Good. Virtualization on our infrastructure, there you have actually two dimensions. The one is on your IT infrastructure. There we go in cloud with our own IT infrastructure. We are on the way to it.

But that's always a long way because you have to migrate all your applications to the cloud and this takes a long time. So you can't expect to have a big impact from cost saving impact from this virtualization short term. But mid and long term, there will be impact positive impact on the cost. And on the network side, yes, that's clear. The network is going also in a more virtualized business model.

But what you have to know is also that through the identification of the network, through the upgrades of the network to ultra broadband network, there are also costs which are going up. So not all the savings that you can take out through virtualization will go one to one to a cost decrease, but then because on the other side, you have cost increase. That's a bit the general dynamic on the utilization.

Speaker 8

Thank you.

Speaker 1

Do we have time for more questions?

Speaker 2

Yes.

Speaker 1

Okay. We're going to Julio Archimiegas from RBC.

Speaker 9

Yes. Hello. Thank you for taking my question. Looking net adds of wireless and broadband subscribers, I do see that as you mentioned at the beginning of the call, the trend is very similar to previous quarter. But anyway, I'm wondering why does the trend hasn't changed?

Would basically expect that having in mind that you are offering discounts with the new bundles. Why the trend hasn't really changed? I don't see any take up change with the new convergent offer. And the second question is also related to InOne and the discounts. Some other discounts in some of the bundles, they are quite high above 20%, but you mentioned that you expect or you are seeing stable ARPU.

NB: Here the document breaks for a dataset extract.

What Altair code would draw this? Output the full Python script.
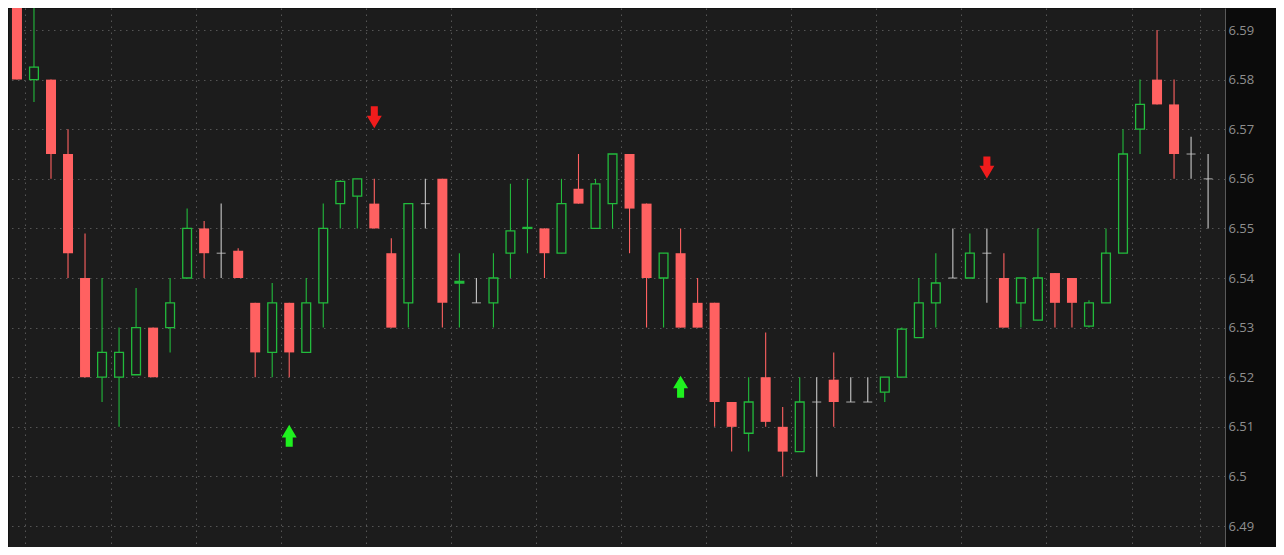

Can you give us some color of your strategy, selling strategy? Are you seeing a lot of inbound calls from customers or you perceive that customers, they don't really call and you are being proactive trying to upsell customers into higher prices? Thank you very much.

Speaker 2

So the dynamic on our postpaid customer base or postpaid net adds is better than in Q1. If you go in details and also in the mix of postpaid acquisition, you can see that we have a better dynamic there. And certainly, one reason of it is in one. But on the other side, the Swiss market is saturated and very promotional yet. And therefore, my message was always if Swisscom is able to keep the let's say, the customer base in mobile broadband approximately stable, we are doing a good job.

So the margin is saturated. And it's to work on the customer base to keep the churn level low, to keep the ARPU stable, and that we achieve. And you can see that the churn levels are very low and that we have stable ARPUs. I think that there's a positive momentum, which you can see also on the service revenue development. I think we have to look much more to service revenues market shares than just to subscription market shares because it's a difference if you have an inOne customer with an ARPU of CHF 90 or a low end customer with CHF 20.

So this on the net adds, on the discounts of inOne, you see in our presentation that we are on the way to increase our share of wallet in the customer base. It's a bit too early to really show the whole dynamic, but we are able to increase the revenue generating units per household. And this actually shows that we are able increase our share of wallet. That's the message.

Speaker 1

Okay. We have no more questions in the queue.

Speaker 2

Okay. Then I think we conclude today's presentation. Thank you, operator, and thank you everybody for participating and interest. Have a nice day and speak to you soon. Goodbye.